The amplitude is an important characteristic of trigonometric functions, especially sine and cosine ones. It tells you how "tall" the wave is—that is, the height from the middle of the wave to its peak or trough. In mathematical terms, the amplitude is the absolute value of the coefficient in front of the sine or cosine function in its standard form.

For example, in a sine function given in the form of \( y = a \sin(bx + c) \), the amplitude is \(|a|\). Let's say you have the function \( y = -3 \sin(\pi x + 2)\). Here, \( a = -3 \). Even though it's negative, the absolute value is used when calculating amplitude. That means the amplitude is \(|-3| = 3\).

A larger amplitude means the function's graph stretches further away from the horizontal axis. The amplitude of \(3\) tells us that the sine wave extends 3 units above and below its midline (usually the x-axis). Knowing the amplitude helps in understanding how much the function value will oscillate as the variable changes.

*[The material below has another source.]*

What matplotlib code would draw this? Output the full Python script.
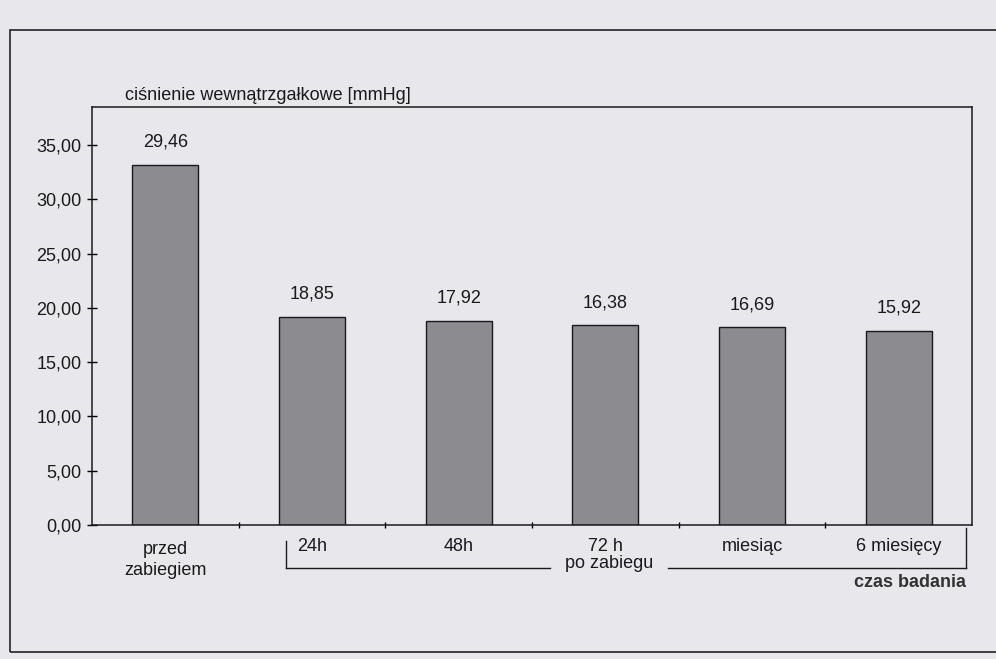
import matplotlib
matplotlib.use("Agg")
import matplotlib.pyplot as plt
from matplotlib.patches import Rectangle
from matplotlib.lines import Line2D

plt.rcParams['font.family'] = ['Liberation Sans', 'DejaVu Sans']

categories = ["przed\nzabiegiem", "24h", "48h", "72 h", "miesiąc", "6 miesięcy"]
bar_heights = [33.2, 19.2, 18.8, 18.4, 18.2, 17.9]
value_labels = ["29,46", "18,85", "17,92", "16,38", "16,69", "15,92"]
yticks = [0, 5, 10, 15, 20, 25, 30, 35]

W, H = 996, 659
bg = "#e8e8ec"
FS = 13
fig = plt.figure(figsize=(W / 100, H / 100), dpi=100, facecolor=bg)

def fx(px):
    return px / W

def fy(py):
    return 1 - py / H

# outer frame
fig.patches.append(Rectangle((fx(10), fy(652)), fx(1000) - fx(10), fy(30) - fy(652),
                             transform=fig.transFigure, fill=False, edgecolor="#222222", lw=1.2))

ax = fig.add_axes([fx(92), fy(525), fx(972) - fx(92), fy(107) - fy(525)])
ax.set_facecolor(bg)
x = list(range(len(categories)))
ax.bar(x, bar_heights, width=0.45, color="#8c8c90", edgecolor="#1a1a1a", linewidth=1.0)
for xi, h, lab in zip(x, bar_heights, value_labels):
    ax.text(xi, h + 1.3, lab, ha="center", va="bottom", fontsize=FS, color="#1a1a1a")

ax.set_xlim(-0.5, len(categories) - 0.5)
ax.set_ylim(0, 38.5)
ax.set_yticks(yticks)
ax.set_yticklabels([f"{v:.2f}".replace(".", ",") for v in yticks], fontsize=FS, color="#1a1a1a")
ax.tick_params(axis="y", direction="inout", length=7, width=1, pad=4)
ax.set_xticks([i + 0.5 for i in range(len(categories) - 1)])
ax.set_xticklabels([])
ax.tick_params(axis="x", direction="inout", length=5, width=1)
for s in ax.spines.values():
    s.set_color("#1a1a1a")
    s.set_linewidth(1.1)

# category labels
for i, c in enumerate(categories):
    yoff = -0.038 if i == 0 else -0.03
    ax.text(i, yoff, c, transform=ax.get_xaxis_transform(), ha="center", va="top",
            fontsize=FS, color="#1a1a1a", linespacing=1.3)

# y axis title
fig.text(fx(125), fy(95), "ciśnienie wewnątrzgałkowe [mmHg]", ha="left", va="center",
         fontsize=FS, color="#1a1a1a")

# bracket for "po zabiegu"
lc = "#1a1a1a"
fig.add_artist(Line2D([fx(286), fx(286)], [fy(541), fy(568)], transform=fig.transFigure, color=lc, lw=1))
fig.add_artist(Line2D([fx(286), fx(550)], [fy(568), fy(568)], transform=fig.transFigure, color=lc, lw=1))
fig.add_artist(Line2D([fx(668), fx(966)], [fy(568), fy(568)], transform=fig.transFigure, color=lc, lw=1))
fig.add_artist(Line2D([fx(966), fx(966)], [fy(528), fy(568)], transform=fig.transFigure, color=lc, lw=1))
fig.text(fx(609), fy(564), "po zabiegu", ha="center", va="center", fontsize=FS, color="#1a1a1a")
fig.text(fx(966), fy(574), "czas badania", ha="right", va="top", fontsize=FS,
         fontweight="bold", color="#333333")

fig.savefig("out.png", dpi=100, facecolor=bg)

The period of a sine (or cosine) function refers to the amount of horizontal distance required for the wave to complete one full cycle. For sine functions, the standard period is typically \(2\pi\), but this can vary depending on the value of \(b\) in the standard form \( y = a \sin(bx + c) \).

To find the period of the function, one uses the formula \( \frac{2\pi}{b} \). For the given function \( y = -3 \sin(\pi x + 2)\), \( b = \pi \), resulting in the period \( \frac{2\pi}{\pi} = 2 \).

This calculation means that every 2 units on the x-axis, the sine function completes one full oscillation from its starting point and back again. Changing \(b\) will stretch or compress the waveform along the x-axis, affecting how quickly it repeats its up-and-down cycle. A smaller period indicates a faster repeating wave.

The phase shift is a measure of how a trigonometric function is horizontally shifted from its usual position. This is determined by the term \(c\) in the standard sine function formula \( y = a \sin(bx + c) \).

To find the phase shift, we use the formula \( -\frac{c}{b} \). Let's apply this to \( y = -3 \sin(\pi x + 2)\), where \( c = 2 \) and \( b = \pi \). The phase shift is \( -\frac{2}{\pi} \). The negative sign indicates a leftward shift on the x-axis.

The phase shift tells us how much the function is moved from where it would normally start. It can significantly affect the function's graph, changing the points where the wave first reaches its peak, crosses the midline, or hits its trough. Solving for the phase shift helps in accurately plotting and understanding the wave's behavior in context with other sinusoidal functions.